Realtime Operations Management that lets you focus on the important things. (In this case, tacos)

This project was an ask that came from a new arm of the business, wanting an operations monitoring and management dashboard that allowed them to cut manual checkins, reliance on individual relationships and make sure they’re ahead of the needs of each operating location.

To showcase the work, lets imagine we’re a booming taco truck business, with multiple trucks in many locations. How might we track, monitor and prepare for possible issues?

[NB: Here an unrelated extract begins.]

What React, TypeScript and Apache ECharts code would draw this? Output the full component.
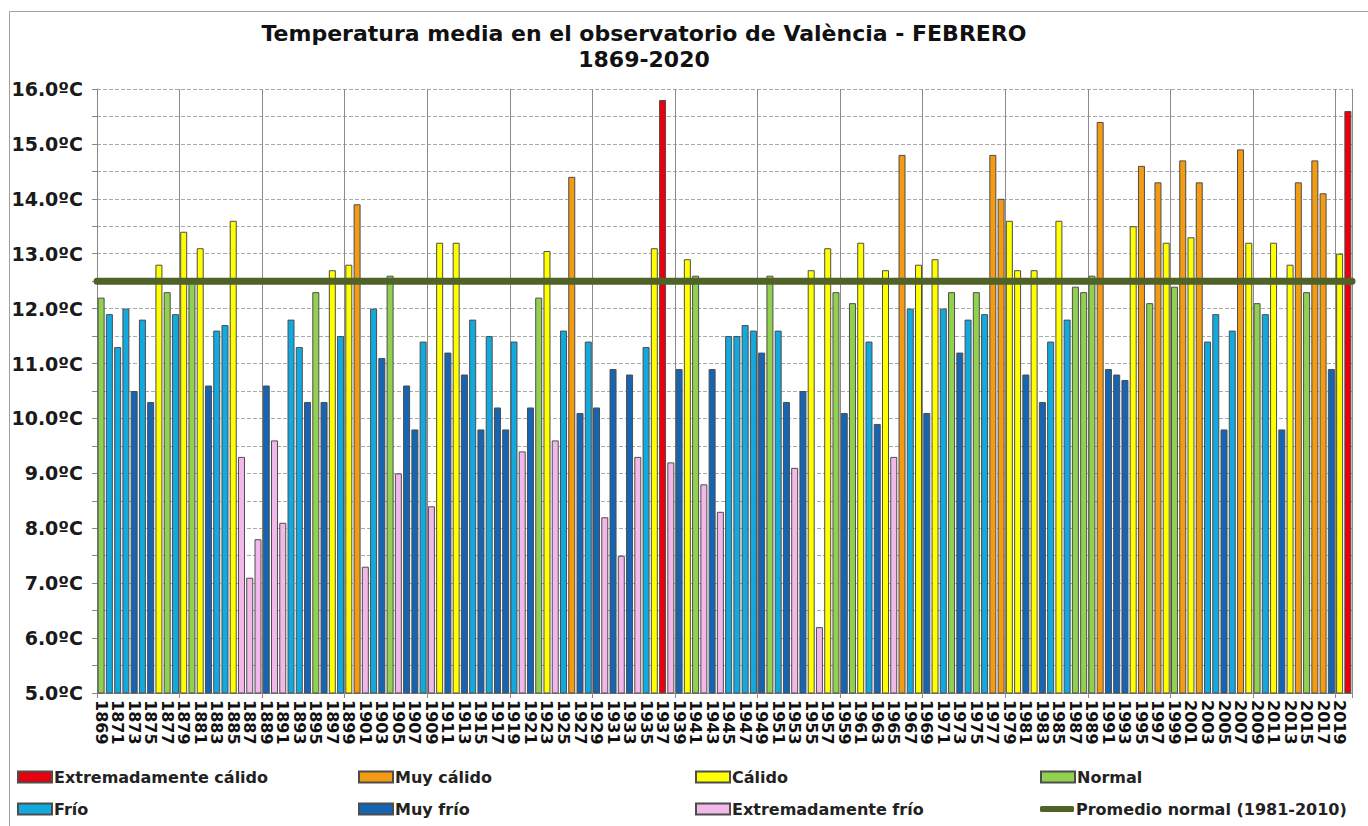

This case study is based on a client project that I cannot share fully under a NDA. While it accurately shows my design process it has been modified to omit any data or details on the content and the designs have been altered to allow sharing of my work. In an individual interview I can elaborate my involvement in more detail.

Role

Lead Designer —
Discovery, UX Research, Design, Prototyping, User Testing, QA, Requirements & Strategy

Team

Business Team (PO, PM)
Development Team (Developer, Data Engineer)

Overview

An internal operations management app that allows businesses to manage day to day operations as well as overall reporting of KPIs

The Problem

The goal of this project was to create an operational monitoring and reporting tool for a new arm of a larger business. Because there were no existing processes, we built a tool focused on transitioning most of the manual and repetitive tasks to a digital dashboard that increased both productivity and accuracy of data. We streamlined various tools currently in use to track realtime status of tacos trucks, KPIs for sales as well as inventory so the operators could expect when to restock or schedule maintenance and keep track of sales and growth. 

The biggest challenge with this project in its current state was needing to quickly deploy a POC to validate the user stories for a new product as well as build up the proper back end data connections to ensure trust from the users from the start. Considering these factors as well as budgetary needs, the business decided to start with an off the shelf solution (PowerBI) before committing to a custom build. 

The actual product had to be modified to work around the platform’s native restrictions but the designs here are from the feedback and validation stage where we tested the idea with users and includes my own edits for a potential custom build solution down the road.


The Approach

Discovery

Set up user interviews to better understand the current workflow, user needs and pain points. Through this process we learned that currently most operational workflows were done manually by accessing various tools and data sources separately. Additionally there was heavy reliance on institutional knowledge and personal relationships without any automated processes.

Wireframe

Set up overall tool layout for review with the user team, validate user needs and review direction before setting up design phase.

Testing (QA and Users)

Unmoderated, qualitative. With a small user group to start, we provided some guidelines for testing and feedback. With the feedback we got (for both design and data) we were able to successfully plan for future features and improve on existing features and performance,

Iterate

Post POC, we validated the user needs for our tool and and triaged improvements for both a PowerBI and custom build option. With added interest from different teams and user groups we added features and started documenting and building based on an expanding user group.

Product Planning/Iterate

Based on the timeline and requirements, we decided to move forward with an off-the-shelf solution. In this phase we were able to set acceptance criteria and user stories to set ourselves up for success for POC while also looking forward to the MVP stage.

Design

  1. Design screens based on PowerBI restrictions including interaction notes 

  2. Review developed pages and provide detailed feedback. Through a very collaborative and open relationship with the developer, we maximized the opportunities that PowerBI provided.

The Outcome

Dashboard view showing a map of Houston,  cards with taco truck names and operating status for each. 1 Card is open showing more data. KPI data below.

The Results

Once we presented our product to the larger business we garnered a lot of interest in becoming users of our tool with some added features. I was able to connect different user groups by doing separate user research and then consolidating user stories for a streamlined but expanded platform, improving efficiency by getting everyone on the same tool.


What I Learned

Working with Power BI

While less desirable (native limitations in customization and lacking in usability) , in order to test with live data and get close to real use case feedback from the users, we decided to table a custom product, which meant pivoting the designs and taking a possible usability hit. Through this process I was able to stretch my UX design skills by working within tighter boundaries and learning to provide user friendly designs no matter the platform.

User Centricity in Product Planning

Aside from just the UI Designs and UX reviews, I was deeply embedded into every product feature, running meetings with the business team, technical team, development team and the leadership teams. In turn we were able to keep focus on the users no matter which direction we took and made sure to educate the business on the value of user centricity in seemingly ‘non-design’ decisions.